Content Security Policy Integration

Enhance detection capabilities through CSP reporting:

Content-Security-Policy: 
  default-src 'self';
  script-src 'self' https://trusted-cdn.com;
  report-uri /csp-violation-report;

CSP violations can indicate:

• Unexpected script sources
• Inline script injection
• Resource loading from unauthorized domains

Conclusion: Building Resilient Detection Systems

Detecting tampering in Single Page Applications requires a multi-layered approach that goes beyond traditional security measures. The key insights are:

1. Integrity verification is attack-agnostic: It detects tampering regardless of how it occurred
2. Build artifacts are the source of truth: Cryptographic hashes provide definitive integrity verification
3. Client-side enforcement is crucial: SRI prevents execution of tampered resources
4. Continuous monitoring is essential: Automated verification catches tampering quickly

The most effective detection systems combine:

• Authoritative manifest generation during build processes
• Continuous integrity monitoring of deployed assets
• Browser-level verification through SRI
• Multi-point validation across geographic regions
• Comprehensive alerting for rapid incident response

As SPAs continue to dominate modern web architecture, implementing robust tampering detection becomes not just a security best practice, but a business necessity.
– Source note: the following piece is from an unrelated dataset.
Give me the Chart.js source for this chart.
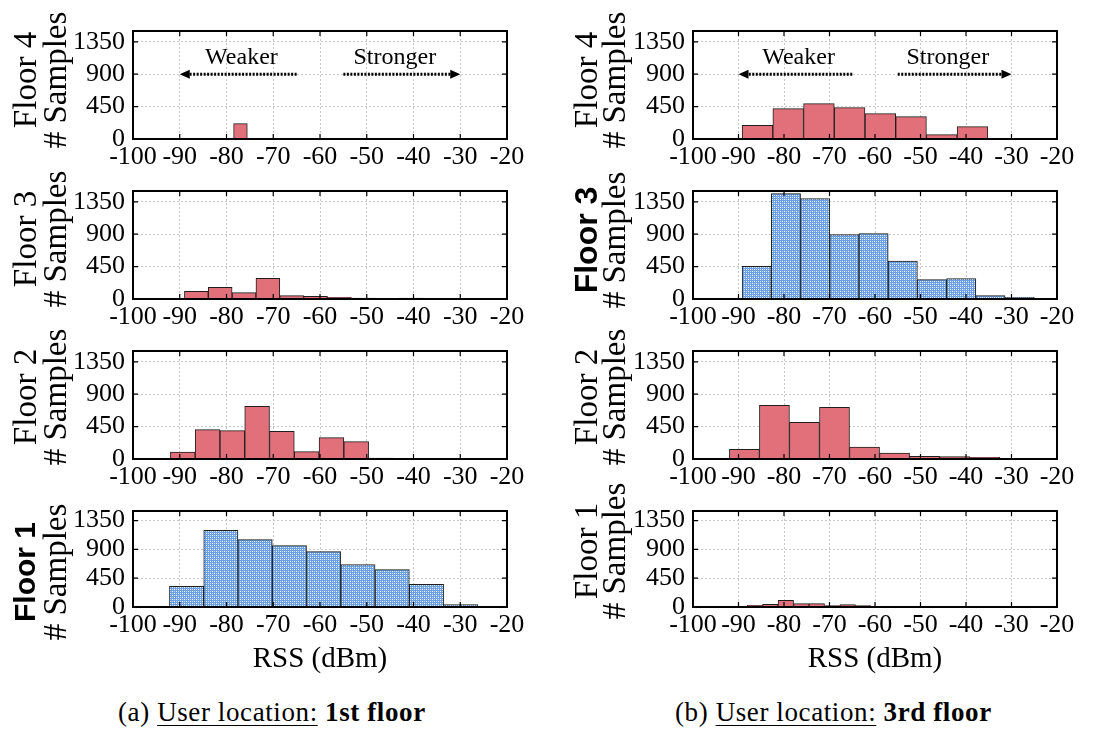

The concentrated risk profile of SPAs means that a single compromised asset can affect your entire user base—making integrity verification one of the most critical security investments you can make.

By treating tampering detection as an engineering problem rather than a security afterthought, teams can build resilient applications that maintain user trust even in the face of sophisticated attacks.